The continuous presence of both TNF and TSA is required for the delayed cytoplasmic reappearance of IκBα. HeLa cells were pulsed for 10 min with TSA, TNF, or a combination of both. Medium was then removed after this initial 10-min treatment (i.e., after IκBα disappearance), and the cells were washed twice with PBS and then replenished for the remainder of the 2-h period (i.e., for 1 h 50 min) either with fresh medium or with fresh medium supplemented with TSA, TNF, or both. Cytoplasmic extracts were then prepared and equal amounts of proteins were resolved on 10% SDS-PAGE and immunoblotted with an anti-IκBα antibody. Coomassie blue-stained membrane after immunoblotting (bottom panel) is shown as a loading control.

FIG. 6.

TSA does not affect the activation by TNF of the p38 and ERK MAP kinases. Whole-cell extracts were prepared from HeLa cells treated with TNF and/or TSA (or untreated) for various times. Equal amounts of proteins were analyzed by Western blotting with the anti-phospho-p38 or anti-phospho-ERK antibody.

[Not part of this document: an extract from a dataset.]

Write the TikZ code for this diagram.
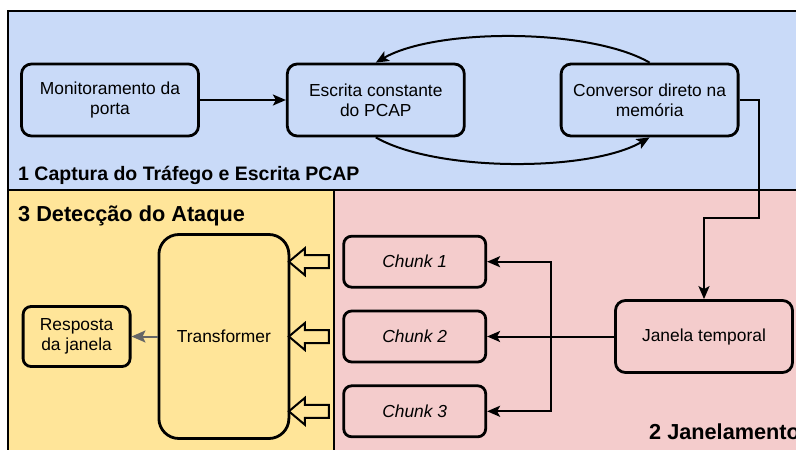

Blots were reprobed with anti-p38 or anti-ERK to verify equal loading.

FIG. 7.

The delayed cytoplasmic reappearance of IκBα appears to result from a persistent proteasome-mediated degradation of IκBα. (A) The delayed cytoplasmic reappearance of IκBα is not due to a defect in IκBα mRNA production. Total RNA was isolated from HeLa cells treated with TNF or TNF plus TSA for 2 h (or untreated), and IκBα mRNA was analyzed by RPA with a human IκBα gene-specific riboprobe. GAPDH is shown as loading controls. (B) The delayed cytoplasmic reappearance of IκBα is not due to a nuclear retention of IκBα. HeLa cells were treated with TNF and/or TSA (or untreated) and analyzed by confocal microscopy at the indicated time points. Endogenous IκBα and p65 were localized by indirect immunofluorescence. (C) The delayed cytoplasmic reappearance of IκBα appears to result from a persistent proteasome-mediated degradation of IκBα. Cytoplasmic extracts were prepared from HeLa cells treated for 15 min with TNF and/or TSA as indicated after a 1-h pretreatment with MG132 (25 μM) and then analyzed for the presence of IκBα by Western blotting (top). Cytoplasmic extracts were prepared from HeLa cells treated for 2 h with TNF and/or TSA as indicated. After 30 min of this initial treatment, MG132 (25 μM) was added for the rest of the 2-h period. Extracts were immunoblotted with anti-IκBα (bottom). The Coomassie blue-stained membrane after immunoblotting is shown as a loading control.

FIG. 8.

TSA does not affect proteasome activity in presence or absence of TNF. Cell lysates were prepared from HeLa cells treated with TNF and/or TSA (or untreated) for various times and analyzed for proteasome activity. Chymotrypsin-like and peptidyl glutamyl peptide hydrolase proteasome activities were measured in lysates by using the fluorogenic peptides LLVY-AMC and LLE-NA, respectively. The proteasome inhibitor MG132 (200 μM) was used to ensure that measured activities were due to the proteasome. The mock-treated value at each time point was arbitrarily set to a value of 100%. Values represent the means of triplicate samples.

FIG. 9.

TSA prolongs TNF-induced IKK kinase activity. Endogenous IKK activity was measured in HeLa cells treated with TNF and/or TSA for different periods of time. IKKs were immunoprecipitated with an anti-IKKγ antibody, and associated kinase activity was assayed by using purified GST-IκBα_1-54 fusion protein as a substrate (top). The presence of equal amounts of the IKK catalytic subunit, IKKβ, was confirmed in each sample by Western blotting (bottom). Equivalent GST-IκBα loading was verified by staining the membrane with Coomassie brilliant blue after immunoblotting (data not shown).